§ DATA SECTION
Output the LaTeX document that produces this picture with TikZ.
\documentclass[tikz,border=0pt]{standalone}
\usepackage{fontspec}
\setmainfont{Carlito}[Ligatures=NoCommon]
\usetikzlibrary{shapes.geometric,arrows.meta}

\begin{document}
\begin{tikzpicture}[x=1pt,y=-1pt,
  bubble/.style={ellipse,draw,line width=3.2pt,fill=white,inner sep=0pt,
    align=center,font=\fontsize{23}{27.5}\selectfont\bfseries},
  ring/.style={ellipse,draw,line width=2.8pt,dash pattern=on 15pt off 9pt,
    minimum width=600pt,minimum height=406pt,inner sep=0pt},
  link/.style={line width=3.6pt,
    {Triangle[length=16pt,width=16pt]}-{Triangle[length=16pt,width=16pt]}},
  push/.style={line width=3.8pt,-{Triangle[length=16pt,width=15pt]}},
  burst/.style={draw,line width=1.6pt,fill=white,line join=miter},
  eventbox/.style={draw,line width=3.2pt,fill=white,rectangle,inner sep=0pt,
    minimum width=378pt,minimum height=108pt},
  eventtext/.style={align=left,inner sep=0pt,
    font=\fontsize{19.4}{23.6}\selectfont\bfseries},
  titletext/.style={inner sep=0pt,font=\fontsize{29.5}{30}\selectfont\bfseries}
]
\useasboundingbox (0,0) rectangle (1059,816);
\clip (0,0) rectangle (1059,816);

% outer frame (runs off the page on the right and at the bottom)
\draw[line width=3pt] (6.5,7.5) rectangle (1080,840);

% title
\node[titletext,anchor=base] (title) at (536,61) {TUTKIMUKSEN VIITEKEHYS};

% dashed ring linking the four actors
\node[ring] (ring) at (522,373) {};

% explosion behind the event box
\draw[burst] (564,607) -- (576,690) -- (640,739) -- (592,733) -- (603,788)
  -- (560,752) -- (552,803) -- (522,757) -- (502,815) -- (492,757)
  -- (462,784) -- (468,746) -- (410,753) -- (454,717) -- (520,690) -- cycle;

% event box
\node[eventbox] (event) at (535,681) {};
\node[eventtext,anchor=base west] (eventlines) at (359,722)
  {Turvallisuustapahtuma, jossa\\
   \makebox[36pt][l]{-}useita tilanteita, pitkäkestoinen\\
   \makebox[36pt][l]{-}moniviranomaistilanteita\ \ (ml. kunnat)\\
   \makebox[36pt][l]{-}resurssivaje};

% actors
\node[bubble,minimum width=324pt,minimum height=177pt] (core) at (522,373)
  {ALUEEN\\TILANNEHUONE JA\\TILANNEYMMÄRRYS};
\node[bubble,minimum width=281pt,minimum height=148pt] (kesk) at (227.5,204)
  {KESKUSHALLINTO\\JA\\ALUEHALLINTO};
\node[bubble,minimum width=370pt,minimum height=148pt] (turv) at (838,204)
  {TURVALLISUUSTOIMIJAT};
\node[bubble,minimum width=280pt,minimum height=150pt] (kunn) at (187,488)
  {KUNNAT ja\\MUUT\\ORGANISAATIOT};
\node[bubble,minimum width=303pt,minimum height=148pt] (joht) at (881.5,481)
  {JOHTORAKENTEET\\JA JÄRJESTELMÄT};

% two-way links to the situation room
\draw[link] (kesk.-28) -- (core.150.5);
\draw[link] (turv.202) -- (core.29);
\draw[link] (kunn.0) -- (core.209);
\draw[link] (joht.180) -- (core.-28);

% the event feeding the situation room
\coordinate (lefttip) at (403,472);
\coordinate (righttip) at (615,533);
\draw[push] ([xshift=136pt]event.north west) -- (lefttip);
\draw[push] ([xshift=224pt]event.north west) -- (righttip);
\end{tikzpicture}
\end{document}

§ WRITTEN INSTRUCTION
Print the material above verbatim, first line through the line containing "(title) at (536,61)", both included.

§ EXERCISE RESPONSE
Output the LaTeX document that produces this picture with TikZ.
\documentclass[tikz,border=0pt]{standalone}
\usepackage{fontspec}
\setmainfont{Carlito}[Ligatures=NoCommon]
\usetikzlibrary{shapes.geometric,arrows.meta}

\begin{document}
\begin{tikzpicture}[x=1pt,y=-1pt,
  bubble/.style={ellipse,draw,line width=3.2pt,fill=white,inner sep=0pt,
    align=center,font=\fontsize{23}{27.5}\selectfont\bfseries},
  ring/.style={ellipse,draw,line width=2.8pt,dash pattern=on 15pt off 9pt,
    minimum width=600pt,minimum height=406pt,inner sep=0pt},
  link/.style={line width=3.6pt,
    {Triangle[length=16pt,width=16pt]}-{Triangle[length=16pt,width=16pt]}},
  push/.style={line width=3.8pt,-{Triangle[length=16pt,width=15pt]}},
  burst/.style={draw,line width=1.6pt,fill=white,line join=miter},
  eventbox/.style={draw,line width=3.2pt,fill=white,rectangle,inner sep=0pt,
    minimum width=378pt,minimum height=108pt},
  eventtext/.style={align=left,inner sep=0pt,
    font=\fontsize{19.4}{23.6}\selectfont\bfseries},
  titletext/.style={inner sep=0pt,font=\fontsize{29.5}{30}\selectfont\bfseries}
]
\useasboundingbox (0,0) rectangle (1059,816);
\clip (0,0) rectangle (1059,816);

% outer frame (runs off the page on the right and at the bottom)
\draw[line width=3pt] (6.5,7.5) rectangle (1080,840);

% title
\node[titletext,anchor=base] (title) at (536,61) {TUTKIMUKSEN VIITEKEHYS};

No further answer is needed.